[Data records]
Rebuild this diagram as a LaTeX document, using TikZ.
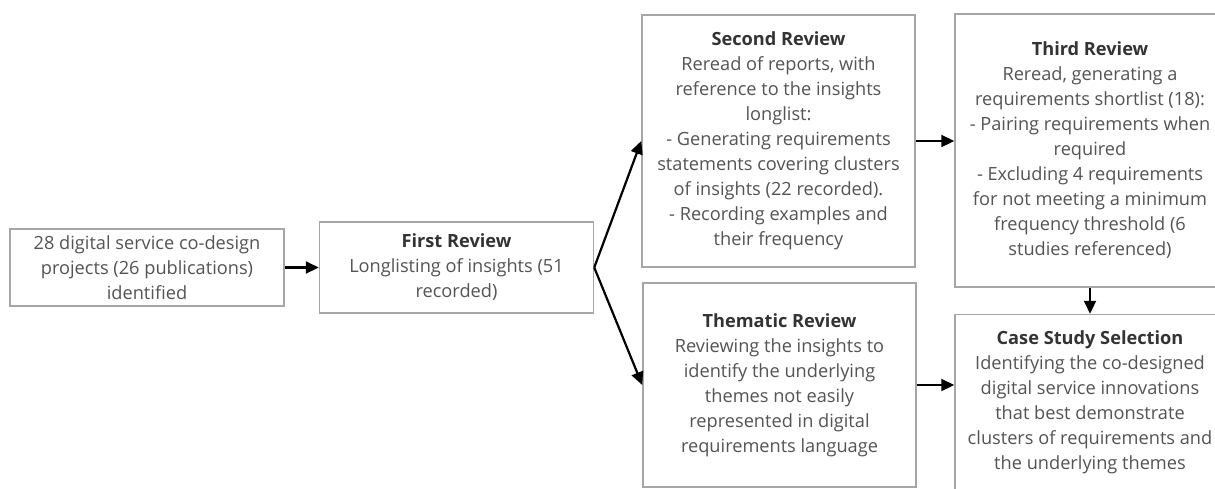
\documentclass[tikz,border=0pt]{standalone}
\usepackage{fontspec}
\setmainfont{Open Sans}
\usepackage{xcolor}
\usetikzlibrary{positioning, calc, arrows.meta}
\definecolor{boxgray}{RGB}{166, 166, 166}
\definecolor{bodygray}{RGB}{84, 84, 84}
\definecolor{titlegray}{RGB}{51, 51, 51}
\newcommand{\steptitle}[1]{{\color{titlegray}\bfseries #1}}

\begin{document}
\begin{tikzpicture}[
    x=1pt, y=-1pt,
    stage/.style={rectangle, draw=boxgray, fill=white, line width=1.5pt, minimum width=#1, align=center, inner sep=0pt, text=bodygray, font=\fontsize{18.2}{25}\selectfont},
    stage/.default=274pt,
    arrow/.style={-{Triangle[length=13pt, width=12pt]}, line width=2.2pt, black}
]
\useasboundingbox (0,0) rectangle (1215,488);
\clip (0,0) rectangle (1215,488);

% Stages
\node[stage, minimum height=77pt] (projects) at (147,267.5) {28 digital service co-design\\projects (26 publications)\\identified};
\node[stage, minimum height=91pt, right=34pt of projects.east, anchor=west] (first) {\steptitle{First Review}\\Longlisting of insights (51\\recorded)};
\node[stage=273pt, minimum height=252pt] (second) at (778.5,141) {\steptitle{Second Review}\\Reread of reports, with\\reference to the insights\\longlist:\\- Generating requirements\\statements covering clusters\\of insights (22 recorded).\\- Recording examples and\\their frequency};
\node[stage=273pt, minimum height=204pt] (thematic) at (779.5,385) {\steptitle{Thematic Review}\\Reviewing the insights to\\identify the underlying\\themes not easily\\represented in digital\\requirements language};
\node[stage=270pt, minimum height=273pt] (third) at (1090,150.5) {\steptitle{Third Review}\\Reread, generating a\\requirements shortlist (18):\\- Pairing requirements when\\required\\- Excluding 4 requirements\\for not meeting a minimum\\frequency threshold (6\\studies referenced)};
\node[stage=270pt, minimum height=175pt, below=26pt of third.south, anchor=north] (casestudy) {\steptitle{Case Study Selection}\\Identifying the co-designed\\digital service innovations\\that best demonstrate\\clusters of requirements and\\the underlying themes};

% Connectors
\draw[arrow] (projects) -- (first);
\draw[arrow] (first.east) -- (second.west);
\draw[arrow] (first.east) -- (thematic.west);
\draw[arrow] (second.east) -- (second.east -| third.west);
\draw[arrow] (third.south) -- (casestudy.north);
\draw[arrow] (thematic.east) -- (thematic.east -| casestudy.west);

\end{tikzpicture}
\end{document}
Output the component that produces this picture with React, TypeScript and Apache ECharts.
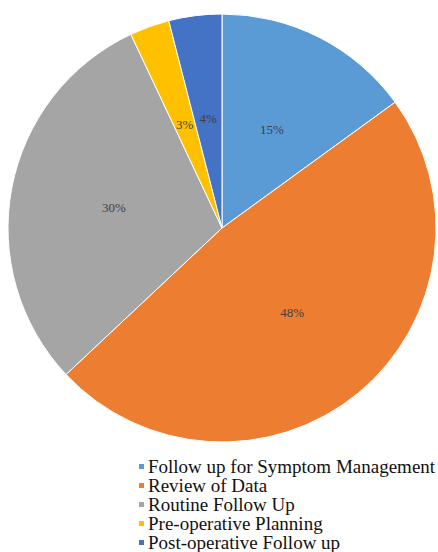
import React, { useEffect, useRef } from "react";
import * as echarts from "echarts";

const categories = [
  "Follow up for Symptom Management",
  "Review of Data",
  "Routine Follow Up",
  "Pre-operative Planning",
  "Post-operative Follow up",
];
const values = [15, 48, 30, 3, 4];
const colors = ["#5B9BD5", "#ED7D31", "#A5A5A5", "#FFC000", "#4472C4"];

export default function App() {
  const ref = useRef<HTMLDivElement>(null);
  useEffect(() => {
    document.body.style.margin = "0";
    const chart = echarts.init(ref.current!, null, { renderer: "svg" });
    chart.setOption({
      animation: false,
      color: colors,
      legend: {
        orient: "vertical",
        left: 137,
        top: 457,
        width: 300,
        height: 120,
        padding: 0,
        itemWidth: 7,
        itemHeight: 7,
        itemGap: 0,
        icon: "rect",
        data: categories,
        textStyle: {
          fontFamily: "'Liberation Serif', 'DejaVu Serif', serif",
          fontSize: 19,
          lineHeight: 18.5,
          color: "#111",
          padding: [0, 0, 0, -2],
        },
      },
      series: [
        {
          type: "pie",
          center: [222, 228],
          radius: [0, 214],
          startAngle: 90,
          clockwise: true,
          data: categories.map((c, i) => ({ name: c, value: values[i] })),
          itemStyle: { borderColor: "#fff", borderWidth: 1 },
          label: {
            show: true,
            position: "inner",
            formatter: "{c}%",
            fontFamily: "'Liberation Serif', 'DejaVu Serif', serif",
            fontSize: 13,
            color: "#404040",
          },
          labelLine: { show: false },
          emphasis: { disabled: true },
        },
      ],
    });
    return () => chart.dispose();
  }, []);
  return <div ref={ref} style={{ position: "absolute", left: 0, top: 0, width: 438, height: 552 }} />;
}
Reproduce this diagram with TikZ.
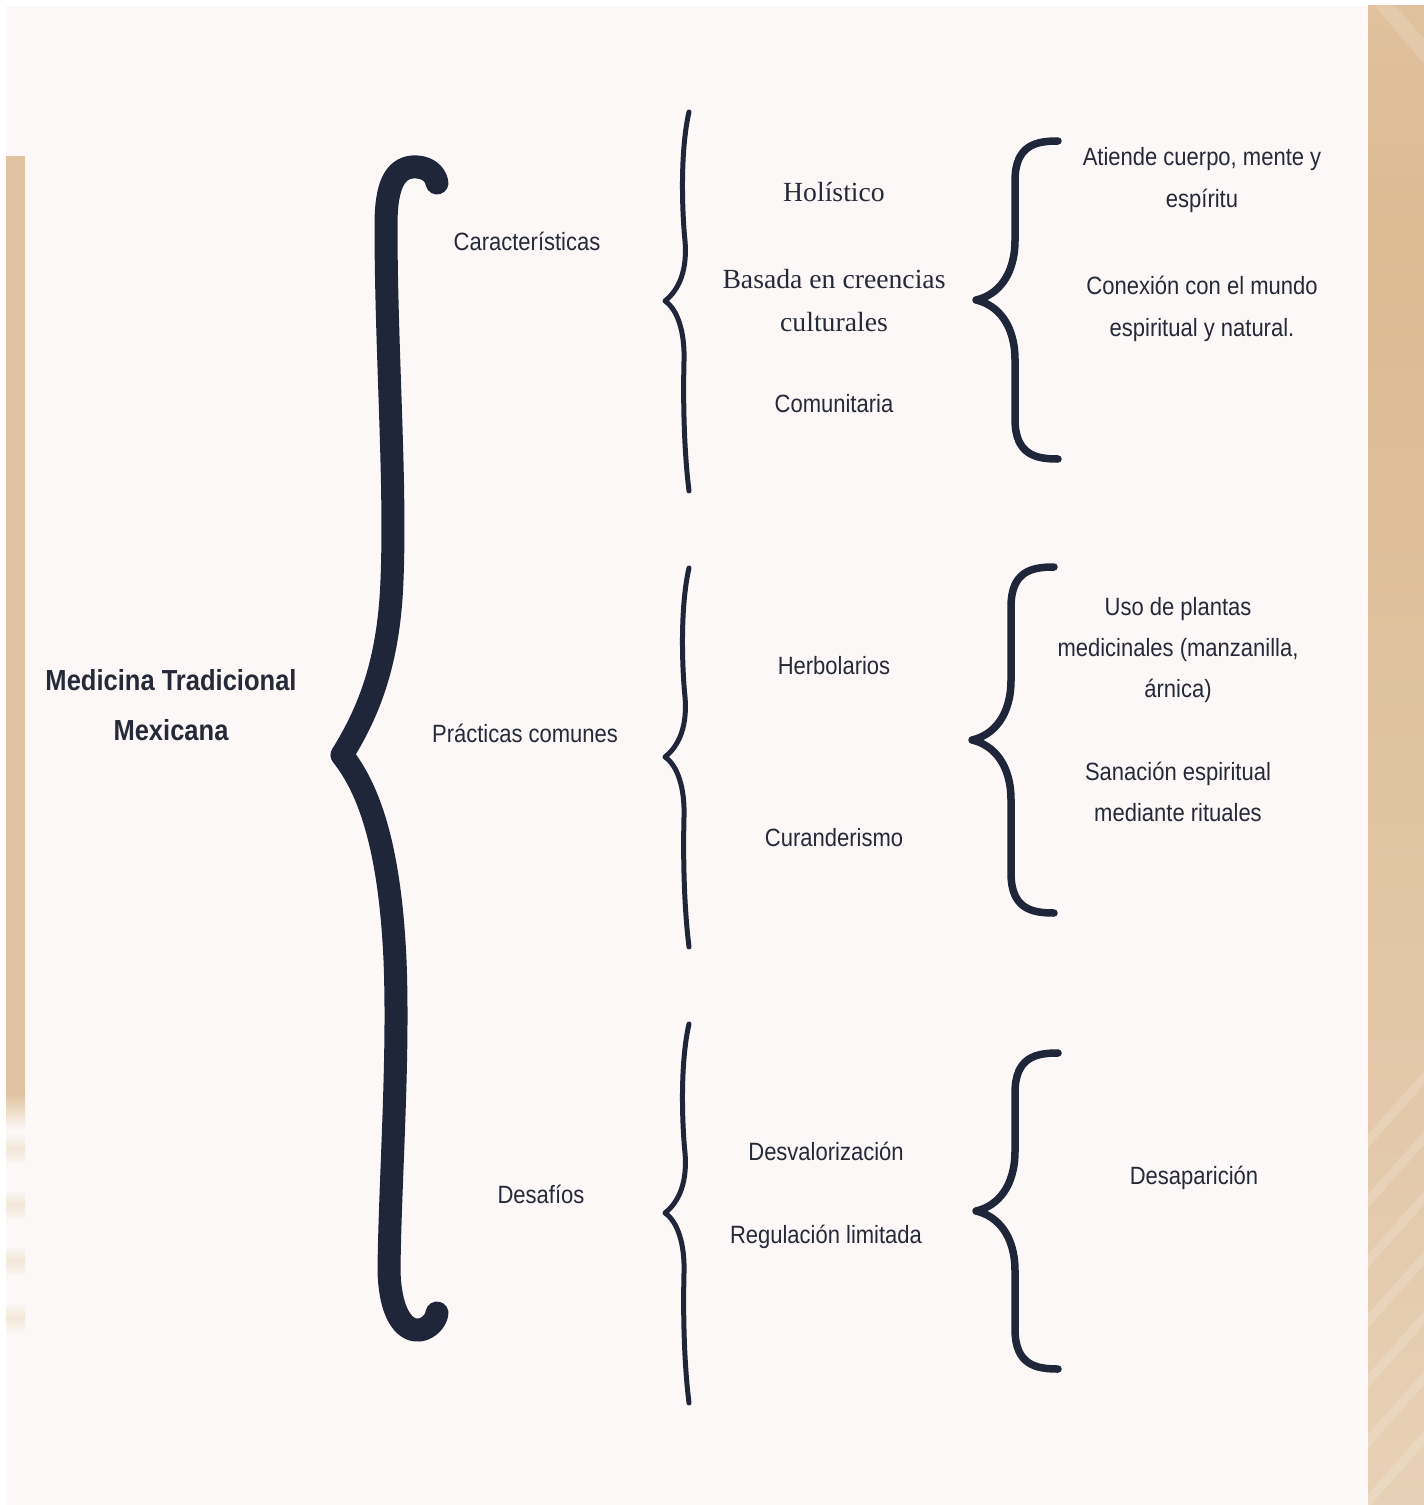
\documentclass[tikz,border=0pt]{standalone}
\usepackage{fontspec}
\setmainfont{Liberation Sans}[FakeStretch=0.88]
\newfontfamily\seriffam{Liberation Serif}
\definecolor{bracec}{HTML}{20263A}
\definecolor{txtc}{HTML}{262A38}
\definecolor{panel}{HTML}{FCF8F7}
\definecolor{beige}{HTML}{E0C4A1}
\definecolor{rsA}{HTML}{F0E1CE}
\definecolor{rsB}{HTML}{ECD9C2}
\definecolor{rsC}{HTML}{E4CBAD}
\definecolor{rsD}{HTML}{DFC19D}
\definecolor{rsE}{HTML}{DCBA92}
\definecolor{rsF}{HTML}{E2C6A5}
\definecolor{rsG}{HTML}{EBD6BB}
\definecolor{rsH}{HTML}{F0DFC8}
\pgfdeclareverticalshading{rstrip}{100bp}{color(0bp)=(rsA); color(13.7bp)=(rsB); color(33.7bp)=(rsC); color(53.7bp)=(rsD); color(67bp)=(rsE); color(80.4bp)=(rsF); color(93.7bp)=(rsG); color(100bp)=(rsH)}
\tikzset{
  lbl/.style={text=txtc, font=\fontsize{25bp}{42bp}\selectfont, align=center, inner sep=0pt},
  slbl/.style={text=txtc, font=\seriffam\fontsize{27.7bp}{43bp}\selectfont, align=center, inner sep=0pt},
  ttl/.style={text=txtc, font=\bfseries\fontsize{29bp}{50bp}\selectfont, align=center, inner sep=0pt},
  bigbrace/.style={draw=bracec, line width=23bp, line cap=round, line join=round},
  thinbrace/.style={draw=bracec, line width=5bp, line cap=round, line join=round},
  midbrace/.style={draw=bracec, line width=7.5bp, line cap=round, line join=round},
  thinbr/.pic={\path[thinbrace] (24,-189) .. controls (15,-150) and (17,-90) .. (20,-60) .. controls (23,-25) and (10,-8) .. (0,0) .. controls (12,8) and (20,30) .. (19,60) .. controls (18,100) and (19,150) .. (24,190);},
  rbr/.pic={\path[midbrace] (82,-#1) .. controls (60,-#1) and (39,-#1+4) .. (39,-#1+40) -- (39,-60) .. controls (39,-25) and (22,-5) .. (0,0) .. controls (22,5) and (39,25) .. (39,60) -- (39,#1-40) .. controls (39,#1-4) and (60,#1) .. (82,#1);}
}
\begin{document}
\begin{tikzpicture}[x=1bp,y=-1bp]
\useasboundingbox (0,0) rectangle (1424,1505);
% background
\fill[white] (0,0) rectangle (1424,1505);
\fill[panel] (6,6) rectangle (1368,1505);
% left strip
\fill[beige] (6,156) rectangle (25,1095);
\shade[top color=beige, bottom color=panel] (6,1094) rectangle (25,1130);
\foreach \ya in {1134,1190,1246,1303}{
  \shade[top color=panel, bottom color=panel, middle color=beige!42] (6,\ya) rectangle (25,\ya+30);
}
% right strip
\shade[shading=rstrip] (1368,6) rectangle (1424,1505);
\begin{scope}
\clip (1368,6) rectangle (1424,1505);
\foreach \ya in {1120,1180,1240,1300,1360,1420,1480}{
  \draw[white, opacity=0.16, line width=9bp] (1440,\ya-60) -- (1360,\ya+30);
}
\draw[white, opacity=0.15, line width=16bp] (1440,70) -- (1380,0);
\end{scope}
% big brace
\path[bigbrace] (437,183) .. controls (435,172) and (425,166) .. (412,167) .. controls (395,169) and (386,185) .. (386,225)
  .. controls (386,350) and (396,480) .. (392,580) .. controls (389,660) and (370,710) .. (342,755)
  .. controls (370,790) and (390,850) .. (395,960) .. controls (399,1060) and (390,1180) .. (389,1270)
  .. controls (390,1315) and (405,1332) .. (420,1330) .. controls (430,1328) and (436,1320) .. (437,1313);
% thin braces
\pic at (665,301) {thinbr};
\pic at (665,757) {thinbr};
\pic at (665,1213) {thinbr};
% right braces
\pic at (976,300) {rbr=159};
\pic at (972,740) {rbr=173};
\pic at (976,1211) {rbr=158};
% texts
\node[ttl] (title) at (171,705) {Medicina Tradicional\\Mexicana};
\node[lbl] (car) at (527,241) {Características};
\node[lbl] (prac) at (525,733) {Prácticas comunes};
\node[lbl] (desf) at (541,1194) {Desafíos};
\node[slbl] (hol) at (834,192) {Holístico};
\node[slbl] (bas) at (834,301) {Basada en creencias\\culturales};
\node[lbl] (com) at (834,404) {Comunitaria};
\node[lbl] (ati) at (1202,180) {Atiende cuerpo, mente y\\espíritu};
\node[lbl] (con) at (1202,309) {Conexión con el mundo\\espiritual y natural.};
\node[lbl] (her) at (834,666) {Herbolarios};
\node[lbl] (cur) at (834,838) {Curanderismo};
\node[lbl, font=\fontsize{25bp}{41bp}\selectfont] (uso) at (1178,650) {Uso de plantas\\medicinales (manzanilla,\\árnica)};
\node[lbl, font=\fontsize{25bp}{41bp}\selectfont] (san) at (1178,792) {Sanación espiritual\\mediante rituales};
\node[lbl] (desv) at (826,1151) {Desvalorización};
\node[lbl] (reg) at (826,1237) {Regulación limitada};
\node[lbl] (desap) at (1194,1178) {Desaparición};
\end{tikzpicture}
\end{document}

[Task description] Work out how many lines above contain the word "this". Give only the number.

[Correct answer] 3